'This Week' Transcript: Secretary Hillary Clinton, Sen. John McCain

KARL: Joe Biden warned that murder and rape would go up if the bill didn't pass. And then...

BIDEN: Don't screw around with me.

KARL: ... the vice president tangled with a reporter from the conservative newspaper Human Events.

BIDEN: Murder will continue to rise. Rape will continue to rise. All crimes will continue to rise.

KARL: The scare tactics didn't work. His numbers were wrong, and the bill failed anyway.

(UNKNOWN): The motion is not agreed to.

KARL: Finally, trending up, Democratic cash. House Democrats raised nearly twice as much as House Republicans. Herman Cain, still up in the polls, but down, debating himself on abortion and whether he'd trade Gitmo prisoners for American hostages. And enough fruit already.

CAIN: That's an apple. We're replacing a bunch of oranges.

ROMNEY: OK, then Governor Perry was right.

CAIN: No, he wasn't. He was mixing apples and oranges.

KARL: Bachmann, down. Her New Hampshire staff quit and doesn't even bother to tell her about it.

Perry, up. He proved he could throw a punch.

Debates, up. More than 20 million have watched them this fall. That's as many as will actually vote in all of the primaries combined.

For "This Week in Politics," I'm Jonathan Karl.

(END VIDEOTAPE)

AMANPOUR: Now let's bring in our roundtable, George will, former George W. Bush campaign strategist Matthew Dowd, Democratic strategist Donna Brazile, and ABC's senior White House correspondent Jake Tapper.

So a string of foreign policy successes, the latest being in Libya. Is that going to give the president the kind of bump lift that he needs?

WILL: It won't give him a bump, but it will prevent him from sagging on this issue. It immunizes him on an issue that's been a Democratic problem since the 1968...

AMANPOUR: National security.

WILL: ... national security, since the party fractured on Vietnam in 1968 and elected -- nominated McGovern in '72. This does immunize him on that issue just at a moment when it ceases to have saliency, given the primacy of unemployment.

AMANPOUR: No saliency, Donna, on this?

BRAZILE: Well, he's made the world a less dangerous place. He's leading on foreign policy. The American people may not give him credit for all of the things that he's done, but clearly -- because they're looking for leadership on the economy. But on foreign policy and national security, there's no question it will inoculate him against Republican attacks that he's weak on national security.
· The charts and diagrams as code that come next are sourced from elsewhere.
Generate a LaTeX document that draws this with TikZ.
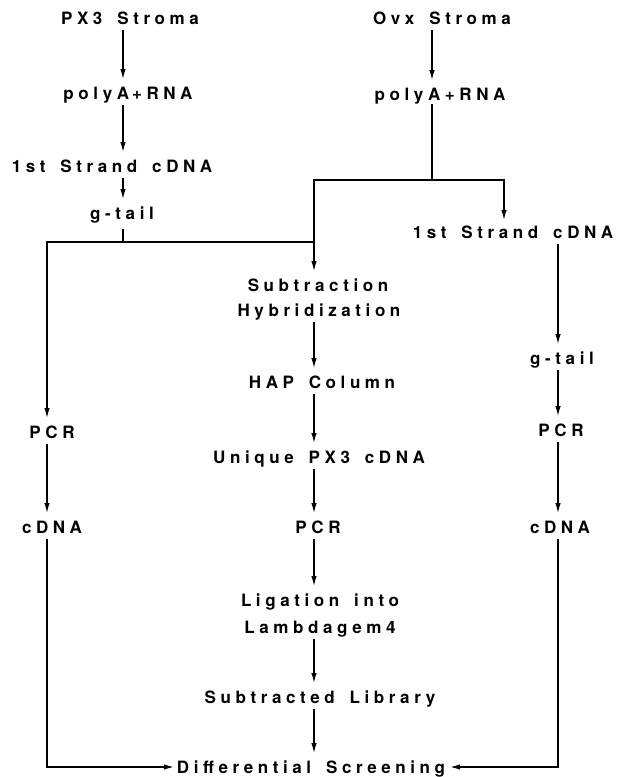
\documentclass[tikz,border=0pt]{standalone}
\usepackage{fontspec}
\setmainfont{TeX Gyre Heros}[LetterSpace=27, WordSpace=1.6]
\usetikzlibrary{arrows.meta}
\begin{document}
\begin{tikzpicture}[x=1pt,y=-1pt,
  lab/.style={font=\bfseries\fontsize{17}{19}\selectfont, inner sep=0pt, outer sep=0pt, text height=12pt, text depth=0pt},
  ln/.style={line width=1.3pt},
  arr/.style={ln, -{Latex[length=10pt,width=5.5pt]}, shorten <=6pt, shorten >=8pt}]
\useasboundingbox (0,0) rectangle (622,777);
% column coordinates
\coordinate (xA) at (123,0);
\coordinate (xB) at (432,0);
\coordinate (xM) at (314,0);
\coordinate (xC) at (47,0);
\coordinate (xD) at (558,0);
\coordinate (xR) at (504,0);
\coordinate (jL) at (123,242);
\coordinate (jM1) at (314,242);
\coordinate (jTop) at (432,180);
% left branch
\node[lab] (px3) at (130,18) {PX3 Stroma};
\node[lab] (polyL) at (128,93) {polyA\hspace{3pt}+RNA};
\node[lab] (st1L) at (112,166) {1st Strand cDNA};
\node[lab] (gtL) at (122,213) {g-tail};
% right top
\node[lab] (ovx) at (442,18) {Ovx Stroma};
\node[lab] (polyR) at (440,94) {polyA+RNA};
\node[lab] (st1R) at (513,232) {1st Strand cDNA};
% middle
\node[lab] (sub1) at (318,285) {Subtraction};
\node[lab] (sub2) at (319,310) {Hybridization};
\node[lab] (hap) at (322,382) {HAP Column};
\node[lab] (uniq) at (319,457) {Unique PX3 cDNA};
\node[lab] (pcrM) at (318,527) {PCR};
\node[lab] (lig1) at (320,600) {Ligation into};
\node[lab] (lig2) at (320,627) {Lambdagem4};
\node[lab] (slib) at (320,697) {Subtracted Library};
\node[lab] (diff) at (311,767) {Differential Screening};
% left column
\node[lab] (pcrL) at (52,432) {PCR};
\node[lab] (cdnaL) at (52,527) {cDNA};
% right column
\node[lab] (gtR) at (562,358) {g-tail};
\node[lab] (pcrR) at (561,430) {PCR};
\node[lab] (cdnaR) at (560,527) {cDNA};
% connectors left top
\draw[arr] (px3.south -| xA) -- (polyL.north -| xA);
\draw[arr] (polyL.south -| xA) -- (st1L.north -| xA);
\draw[arr] (st1L.south -| xA) -- (gtL.north -| xA);
\draw[ln, shorten <=10pt] (gtL.south -| xA) -- (jL);
\draw[arr, shorten <=0pt] (jM1) -| (pcrL.north -| xC);
% right top
\draw[arr] (ovx.south -| xB) -- (polyR.north -| xB);
\draw[ln, shorten <=4pt] (polyR.south -| xB) -- (jTop);
\draw[arr, shorten <=0pt] (jTop) -| (sub1.north -| xM);
\draw[arr, shorten <=0pt, shorten >=6pt] (jTop) -| (st1R.north -| xR);
% middle
\draw[arr] (sub2.south -| xM) -- (hap.north -| xM);
\draw[arr] (hap.south -| xM) -- (uniq.north -| xM);
\draw[arr] (uniq.south -| xM) -- (pcrM.north -| xM);
\draw[arr] (pcrM.south -| xM) -- (lig1.north -| xM);
\draw[arr] (lig2.south -| xM) -- (slib.north -| xM);
\draw[arr] (slib.south -| xM) -- (diff.north -| xM);
% left column
\draw[arr] (pcrL.south -| xC) -- (cdnaL.north -| xC);
\draw[arr, shorten >=3pt] (cdnaL.south -| xC) |- (diff.west);
% right column
\draw[arr] (st1R.south -| xD) -- (gtR.north -| xD);
\draw[arr] (gtR.south -| xD) -- (pcrR.north -| xD);
\draw[arr] (pcrR.south -| xD) -- (cdnaR.north -| xD);
\draw[arr, shorten >=5pt] (cdnaR.south -| xD) |- (diff.east);
\end{tikzpicture}
\end{document}
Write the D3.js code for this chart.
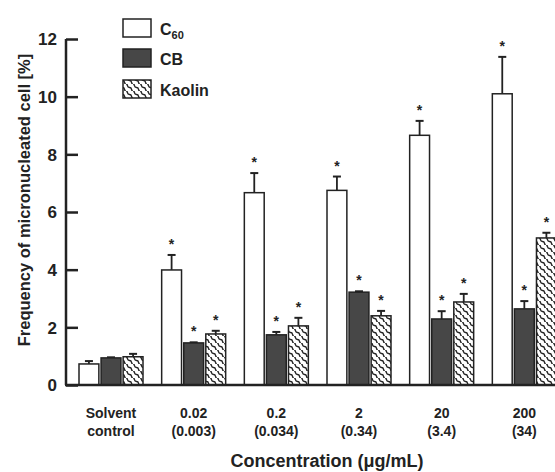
<!DOCTYPE html>
<html>
<head>
<meta charset="utf-8">
<script src="https://cdn.jsdelivr.net/npm/d3@7"></script>
<style>
  body { margin: 0; background: #fff; }
  svg text { font-family: "Liberation Sans", Arial, sans-serif; font-weight: bold; fill: #222; }
</style>
</head>
<body>
<div id="chart"></div>
<script>
// data
var groups = ['g1', 'g2', 'g3', 'g4', 'g5', 'g6'];
var groupLine1 = ['Solvent', '0.02', '0.2', '2', '20', '200'];
var groupLine2 = ['control', '(0.003)', '(0.034)', '(0.34)', '(3.4)', '(34)'];
var seriesNames = ['C60', 'CB', 'Kaolin'];
var c60Values = [0.73, 3.99, 6.67, 6.75, 8.66, 10.1];
var c60Err = [0.10, 0.52, 0.68, 0.48, 0.50, 1.28];
var cbValues = [0.94, 1.46, 1.74, 3.22, 2.29, 2.64];
var cbErr = [0.02, 0.02, 0.10, 0.03, 0.27, 0.27];
var kaolinValues = [0.98, 1.77, 2.05, 2.40, 2.88, 5.10];
var kaolinErr = [0.10, 0.11, 0.28, 0.17, 0.28, 0.18];
var c60Star = [false, true, true, true, true, true];
var cbStar = [false, true, true, true, true, true];
var kaolinStar = [false, true, true, true, true, true];
var yTicks = [0, 2, 4, 6, 8, 10, 12];

var w = 555, h = 472;
var plotLeft = 66, plotBottom = 385, plotTop = 39;

var svg = d3.select('#chart').append('svg')
  .attr('width', w).attr('height', h);

// patterns
var defs = svg.append('defs');
var hatch = defs.append('pattern')
  .attr('id', 'hatch')
  .attr('patternUnits', 'userSpaceOnUse')
  .attr('width', 7).attr('height', 7);
hatch.append('rect').attr('width', 7).attr('height', 7).attr('fill', '#fff');
hatch.append('path')
  .attr('d', 'M-1,-1 C3,0 0,3.5 3.5,3.5 C7,3.5 4,7 8,8')
  .attr('fill', 'none').attr('stroke', '#222').attr('stroke-width', 1.4);

var cbFill = '#474747';

var yScale = d3.scaleLinear().domain([0, 12]).range([plotBottom, plotTop]);

var x0 = d3.scaleBand().domain(groups).range([79, 575]).paddingInner(0).paddingOuter(0);
var x1 = d3.scaleBand().domain(seriesNames).range([0, 64]).paddingInner(0.1);

var series = [
  { name: 'C60', values: c60Values, err: c60Err, star: c60Star, fill: '#fff' },
  { name: 'CB', values: cbValues, err: cbErr, star: cbStar, fill: cbFill },
  { name: 'Kaolin', values: kaolinValues, err: kaolinErr, star: kaolinStar, fill: 'url(#hatch)' }
];

series.forEach(function(s) {
  var g = svg.append('g');
  groups.forEach(function(gr, i) {
    var bx = x0(gr) + x1(s.name);
    var bw = x1.bandwidth();
    var v = s.values[i];
    var e = s.err[i];
    var cx = bx + bw / 2;
    // error bar
    g.append('line')
      .attr('x1', cx).attr('x2', cx)
      .attr('y1', yScale(v)).attr('y2', yScale(v + e))
      .attr('stroke', '#222').attr('stroke-width', 1.8);
    g.append('line')
      .attr('x1', cx - 4).attr('x2', cx + 4)
      .attr('y1', yScale(v + e)).attr('y2', yScale(v + e))
      .attr('stroke', '#222').attr('stroke-width', 2);
    g.append('rect')
      .attr('x', bx).attr('y', yScale(v))
      .attr('width', bw).attr('height', yScale(0) - yScale(v))
      .attr('fill', s.fill)
      .attr('stroke', '#222').attr('stroke-width', 1.5);
    if (s.star[i]) {
      g.append('text')
        .attr('x', cx).attr('y', yScale(v + e) - 6)
        .attr('text-anchor', 'middle')
        .style('font-size', '14px')
        .text('*');
    }
  });
});

// axes
var yAxis = d3.axisLeft(yScale).tickValues(yTicks).tickSize(-12).tickPadding(9);
var gy = svg.append('g').attr('transform', 'translate(' + plotLeft + ',0)').call(yAxis);
gy.select('.domain').attr('stroke', '#222').attr('stroke-width', 2.5).attr('d', 'M0,' + plotTop + 'V' + plotBottom);
gy.selectAll('.tick line').attr('stroke', '#222').attr('stroke-width', 2.5);
gy.selectAll('.tick text')
  .style('font-size', '17px').style('font-family', '"Liberation Sans", Arial, sans-serif')
  .style('font-weight', 'bold').attr('fill', '#222').attr('dy', '0.35em');

svg.append('line')
  .attr('x1', plotLeft - 1).attr('x2', w)
  .attr('y1', plotBottom).attr('y2', plotBottom)
  .attr('stroke', '#222').attr('stroke-width', 2.5);

// category labels
groups.forEach(function(gr, i) {
  var cx = x0(gr) + 32;
  svg.append('text').attr('x', cx).attr('y', 418)
    .attr('text-anchor', 'middle').style('font-size', '14px').text(groupLine1[i]);
  svg.append('text').attr('x', cx).attr('y', 436)
    .attr('text-anchor', 'middle').style('font-size', '14px').text(groupLine2[i]);
});

svg.append('text')
  .attr('x', 327).attr('y', 467)
  .attr('text-anchor', 'middle')
  .style('font-size', '18px')
  .text('Concentration (\u03bcg/mL)');

svg.append('text')
  .attr('transform', 'translate(30,200) rotate(-90)')
  .attr('text-anchor', 'middle')
  .style('font-size', '16.5px')
  .text('Frequency of micronucleated cell [%]');

// legend
var legendY = [19, 49, 80];
var legendFill = ['#fff', cbFill, 'url(#hatch)'];
series.forEach(function(s, i) {
  svg.append('rect')
    .attr('x', 123).attr('y', legendY[i])
    .attr('width', 28).attr('height', 18)
    .attr('fill', legendFill[i])
    .attr('stroke', '#222').attr('stroke-width', 1.5);
  var t = svg.append('text')
    .attr('x', 160).attr('y', legendY[i] + 16)
    .style('font-size', '16px');
  if (s.name === 'C60') {
    t.append('tspan').text('C');
    t.append('tspan').attr('dy', 4).style('font-size', '11px').text('60');
  } else {
    t.text(s.name);
  }
});
</script>
</body>
</html>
DOWD: He needs -- this election is going to be about, who is the strong leader and who's decisive at a time of great anxiety related to the economy? So the accumulative effect of this, go -- the issue does not matter to the American public as much -- if he builds on it and shows, "I can be a strong leader in this country, as well as internationally," it could have an effect. But that's the problem. He is not showing he's a strong leader on the economy.

AMANPOUR: But the leadership issue could help?

DOWD: Well, if -- only if he adds to it. If there's nothing added to it domestically, it's just going to disappear.

AMANPOUR: Let me ask you, Jake, Mitt Romney was very scathing about what happened in Iraq, calling it an astonishing failure and saying, quote, "The unavoidable question is whether the result -- whether it's the result of naked political calculation or simply sheer ineptitude." This is about bringing the troops out of Iraq. What does the Republicans have to gain by that kind of language?